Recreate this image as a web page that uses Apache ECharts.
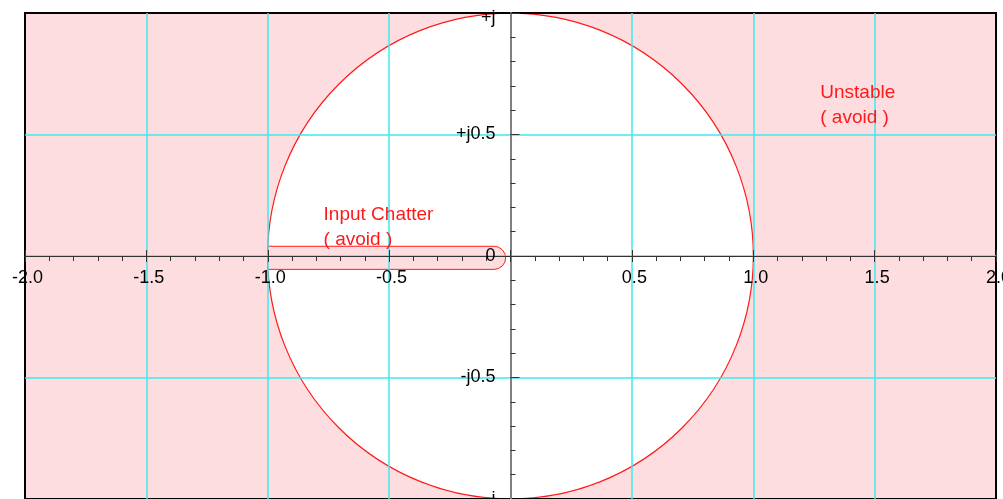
<!DOCTYPE html>
<html>
<head>
<meta charset="utf-8">
<script src="https://cdn.jsdelivr.net/npm/echarts@6/dist/echarts.min.js"></script>
<style>
  html, body { margin: 0; padding: 0; background: #fff; }
  #chart { width: 1003px; height: 499px; }
</style>
</head>
<body>
<div id="chart"></div>
<script>
// z-plane: real axis -2..2, imaginary axis -j..+j
const xTickLabels = ['-2.0', '-1.5', '-1.0', '-0.5', '', '0.5', '1.0', '1.5', '2.0'];
const yTickLabels = ['-j', '-j0.5', '0', '+j0.5', '+j'];
const xRange = [-2, 2];
const yRange = [-1, 1];
const majorStep = 0.5;

// stability boundary: centre (re, im) and radius
const unitCircle = [[0, 0, 1]];
// input-chatter band: re from, re to, im top, im bottom
const chatterBand = [[-1.0, -0.02, 0.04, -0.055]];
// annotations: first line, second line, anchor re, anchor im
const notes = [
  ['Input Chatter', '( avoid )', -0.77, 0.168],
  ['Unstable', '( avoid )', 1.276, 0.671]
];

const FONT = '"Liberation Sans", Arial, Helvetica, sans-serif';
const PINK = '#fedde0';
const RED = '#ff1a1a';
const CYAN = '#3fe9ee';
const TICK = '#333333';

const GRID = { left: 25, top: 13, width: 971, height: 486 };

const chart = echarts.init(document.getElementById('chart'), null, { renderer: 'canvas' });

function renderRegion(params, api) {
  const cs = params.coordSys;
  const c = api.coord([api.value(0), api.value(1)]);
  const s = api.size([api.value(2), api.value(2)]);
  return {
    type: 'group',
    children: [
      {
        type: 'rect',
        shape: { x: cs.x, y: cs.y, width: cs.width, height: cs.height },
        style: { fill: PINK, stroke: RED, lineWidth: 1 }
      },
      {
        type: 'circle',
        shape: { cx: c[0], cy: c[1], r: (s[0] + s[1]) / 2 },
        style: { fill: '#ffffff', stroke: RED, lineWidth: 1.2 }
      }
    ]
  };
}

function renderBand(params, api) {
  const p0 = api.coord([api.value(0), api.value(2)]);
  const p1 = api.coord([api.value(1), api.value(3)]);
  const h = p1[1] - p0[1];
  return {
    type: 'rect',
    shape: { x: p0[0], y: p0[1], width: p1[0] - p0[0], height: h, r: [0, h / 2, h / 2, 0] },
    style: { fill: PINK, stroke: RED, lineWidth: 1 }
  };
}

function renderNote(params, api) {
  const item = notes[params.dataIndex];
  const p = api.coord([api.value(2), api.value(3)]);
  const base = { fill: RED, font: '19px ' + FONT, align: 'left', verticalAlign: 'middle' };
  return {
    type: 'group',
    children: [
      { type: 'text', style: Object.assign({ x: p[0], y: p[1], text: item[0] }, base) },
      { type: 'text', style: Object.assign({ x: p[0], y: p[1] + 24.5, text: item[1] }, base) }
    ]
  };
}

const xLabel = v => xTickLabels[Math.round((v - xRange[0]) / majorStep)];
const yLabel = v => {
  const i = Math.round((v - yRange[0]) / majorStep);
  // the top label is nudged down inside the frame
  return i === yTickLabels.length - 1 ? '{top|' + yTickLabels[i] + '}' : yTickLabels[i];
};

// axes sit on the zero lines, shifted in from the grid edges
const xAxisShift = -GRID.height / 2;
const yAxisShift = -GRID.width / 2;

chart.setOption({
  animation: false,
  backgroundColor: '#ffffff',
  grid: Object.assign({
    containLabel: false, outerBoundsMode: 'none',
    show: true, borderColor: '#000000', borderWidth: 2, backgroundColor: 'transparent'
  }, GRID),
  xAxis: [
    {
      type: 'value', min: xRange[0], max: xRange[1], interval: majorStep,
      position: 'bottom', offset: xAxisShift,
      axisLine: { onZero: false, lineStyle: { color: TICK, width: 1 } },
      axisTick: { show: true, length: 6, lineStyle: { color: TICK, width: 1 } },
      minorTick: { show: true, splitNumber: 5, length: 5, lineStyle: { color: TICK, width: 1 } },
      axisLabel: {
        formatter: xLabel, fontSize: 18, color: '#000', fontFamily: FONT,
        margin: 13, padding: [0, 0, 0, 5]
      },
      splitLine: { show: true, showMinLine: false, showMaxLine: false, lineStyle: { color: CYAN, width: 1.5 } },
      minorSplitLine: { show: false }
    },
    {
      type: 'value', min: xRange[0], max: xRange[1], interval: majorStep,
      position: 'top', offset: xAxisShift,
      axisLine: { onZero: false, lineStyle: { color: TICK, width: 1 } },
      axisTick: { show: true, length: 6, lineStyle: { color: TICK, width: 1 } },
      minorTick: { show: false },
      axisLabel: { show: false },
      splitLine: { show: false }
    }
  ],
  yAxis: {
    type: 'value', min: yRange[0], max: yRange[1], interval: majorStep,
    position: 'left', offset: yAxisShift,
    axisLine: { onZero: false, lineStyle: { color: '#808080', width: 2 } },
    axisTick: { show: true, inside: true, length: 9, lineStyle: { color: TICK, width: 1 } },
    minorTick: { show: true, splitNumber: 5, length: 5, lineStyle: { color: TICK, width: 1 } },
    axisLabel: {
      formatter: yLabel, fontSize: 18, color: '#000', fontFamily: FONT, margin: 15,
      rich: { top: { fontSize: 18, fontFamily: FONT, color: '#000', padding: [10, 0, 0, 0] } }
    },
    splitLine: { show: true, showMinLine: false, showMaxLine: false, lineStyle: { color: CYAN, width: 1.5 } }
  },
  series: [
    {
      name: 'unstable region', type: 'custom', z: -2, silent: true,
      renderItem: renderRegion, data: unitCircle, encode: { x: 0, y: 1 }
    },
    {
      name: 'input chatter', type: 'custom', z: -1, silent: true,
      renderItem: renderBand, data: chatterBand, encode: { x: [0, 1], y: [2, 3] }
    },
    {
      name: 'notes', type: 'custom', z: 5, silent: true,
      renderItem: renderNote,
      data: notes.map(n => [0, 0, n[2], n[3]]),
      encode: { x: 2, y: 3 }
    }
  ]
});
</script>
</body>
</html>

• **THE PROBLEM**
Write the listing above out again exactly, dropping each image.

• **ANSWER TO THE TASK**
Recreate this image as a web page that uses Apache ECharts.
<!DOCTYPE html>
<html>
<head>
<meta charset="utf-8">
<script src="https://cdn.jsdelivr.net/npm/echarts@6/dist/echarts.min.js"></script>
<style>
  html, body { margin: 0; padding: 0; background: #fff; }
  #chart { width: 1003px; height: 499px; }
</style>
</head>
<body>
<div id="chart"></div>
<script>
// z-plane: real axis -2..2, imaginary axis -j..+j
const xTickLabels = ['-2.0', '-1.5', '-1.0', '-0.5', '', '0.5', '1.0', '1.5', '2.0'];
const yTickLabels = ['-j', '-j0.5', '0', '+j0.5', '+j'];
const xRange = [-2, 2];
const yRange = [-1, 1];
const majorStep = 0.5;

// stability boundary: centre (re, im) and radius
const unitCircle = [[0, 0, 1]];
// input-chatter band: re from, re to, im top, im bottom
const chatterBand = [[-1.0, -0.02, 0.04, -0.055]];
// annotations: first line, second line, anchor re, anchor im
const notes = [
  ['Input Chatter', '( avoid )', -0.77, 0.168],
  ['Unstable', '( avoid )', 1.276, 0.671]
];

const FONT = '"Liberation Sans", Arial, Helvetica, sans-serif';
const PINK = '#fedde0';
const RED = '#ff1a1a';
const CYAN = '#3fe9ee';
const TICK = '#333333';

const GRID = { left: 25, top: 13, width: 971, height: 486 };

const chart = echarts.init(document.getElementById('chart'), null, { renderer: 'canvas' });

function renderRegion(params, api) {
  const cs = params.coordSys;
  const c = api.coord([api.value(0), api.value(1)]);
  const s = api.size([api.value(2), api.value(2)]);
  return {
    type: 'group',
    children: [
      {
        type: 'rect',
        shape: { x: cs.x, y: cs.y, width: cs.width, height: cs.height },
        style: { fill: PINK, stroke: RED, lineWidth: 1 }
      },
      {
        type: 'circle',
        shape: { cx: c[0], cy: c[1], r: (s[0] + s[1]) / 2 },
        style: { fill: '#ffffff', stroke: RED, lineWidth: 1.2 }
      }
    ]
  };
}

function renderBand(params, api) {
  const p0 = api.coord([api.value(0), api.value(2)]);
  const p1 = api.coord([api.value(1), api.value(3)]);
  const h = p1[1] - p0[1];
  return {
    type: 'rect',
    shape: { x: p0[0], y: p0[1], width: p1[0] - p0[0], height: h, r: [0, h / 2, h / 2, 0] },
    style: { fill: PINK, stroke: RED, lineWidth: 1 }
  };
}

function renderNote(params, api) {
  const item = notes[params.dataIndex];
  const p = api.coord([api.value(2), api.value(3)]);
  const base = { fill: RED, font: '19px ' + FONT, align: 'left', verticalAlign: 'middle' };
  return {
    type: 'group',
    children: [
      { type: 'text', style: Object.assign({ x: p[0], y: p[1], text: item[0] }, base) },
      { type: 'text', style: Object.assign({ x: p[0], y: p[1] + 24.5, text: item[1] }, base) }
    ]
  };
}

const xLabel = v => xTickLabels[Math.round((v - xRange[0]) / majorStep)];
const yLabel = v => {
  const i = Math.round((v - yRange[0]) / majorStep);
  // the top label is nudged down inside the frame
  return i === yTickLabels.length - 1 ? '{top|' + yTickLabels[i] + '}' : yTickLabels[i];
};

// axes sit on the zero lines, shifted in from the grid edges
const xAxisShift = -GRID.height / 2;
const yAxisShift = -GRID.width / 2;

chart.setOption({
  animation: false,
  backgroundColor: '#ffffff',
  grid: Object.assign({
    containLabel: false, outerBoundsMode: 'none',
    show: true, borderColor: '#000000', borderWidth: 2, backgroundColor: 'transparent'
  }, GRID),
  xAxis: [
    {
      type: 'value', min: xRange[0], max: xRange[1], interval: majorStep,
      position: 'bottom', offset: xAxisShift,
      axisLine: { onZero: false, lineStyle: { color: TICK, width: 1 } },
      axisTick: { show: true, length: 6, lineStyle: { color: TICK, width: 1 } },
      minorTick: { show: true, splitNumber: 5, length: 5, lineStyle: { color: TICK, width: 1 } },
      axisLabel: {
        formatter: xLabel, fontSize: 18, color: '#000', fontFamily: FONT,
        margin: 13, padding: [0, 0, 0, 5]
      },
      splitLine: { show: true, showMinLine: false, showMaxLine: false, lineStyle: { color: CYAN, width: 1.5 } },
      minorSplitLine: { show: false }
    },
    {
      type: 'value', min: xRange[0], max: xRange[1], interval: majorStep,
      position: 'top', offset: xAxisShift,
      axisLine: { onZero: false, lineStyle: { color: TICK, width: 1 } },
      axisTick: { show: true, length: 6, lineStyle: { color: TICK, width: 1 } },
      minorTick: { show: false },
      axisLabel: { show: false },
      splitLine: { show: false }
    }
  ],
  yAxis: {
    type: 'value', min: yRange[0], max: yRange[1], interval: majorStep,
    position: 'left', offset: yAxisShift,
    axisLine: { onZero: false, lineStyle: { color: '#808080', width: 2 } },
    axisTick: { show: true, inside: true, length: 9, lineStyle: { color: TICK, width: 1 } },
    minorTick: { show: true, splitNumber: 5, length: 5, lineStyle: { color: TICK, width: 1 } },
    axisLabel: {
      formatter: yLabel, fontSize: 18, color: '#000', fontFamily: FONT, margin: 15,
      rich: { top: { fontSize: 18, fontFamily: FONT, color: '#000', padding: [10, 0, 0, 0] } }
    },
    splitLine: { show: true, showMinLine: false, showMaxLine: false, lineStyle: { color: CYAN, width: 1.5 } }
  },
  series: [
    {
      name: 'unstable region', type: 'custom', z: -2, silent: true,
      renderItem: renderRegion, data: unitCircle, encode: { x: 0, y: 1 }
    },
    {
      name: 'input chatter', type: 'custom', z: -1, silent: true,
      renderItem: renderBand, data: chatterBand, encode: { x: [0, 1], y: [2, 3] }
    },
    {
      name: 'notes', type: 'custom', z: 5, silent: true,
      renderItem: renderNote,
      data: notes.map(n => [0, 0, n[2], n[3]]),
      encode: { x: 2, y: 3 }
    }
  ]
});
</script>
</body>
</html>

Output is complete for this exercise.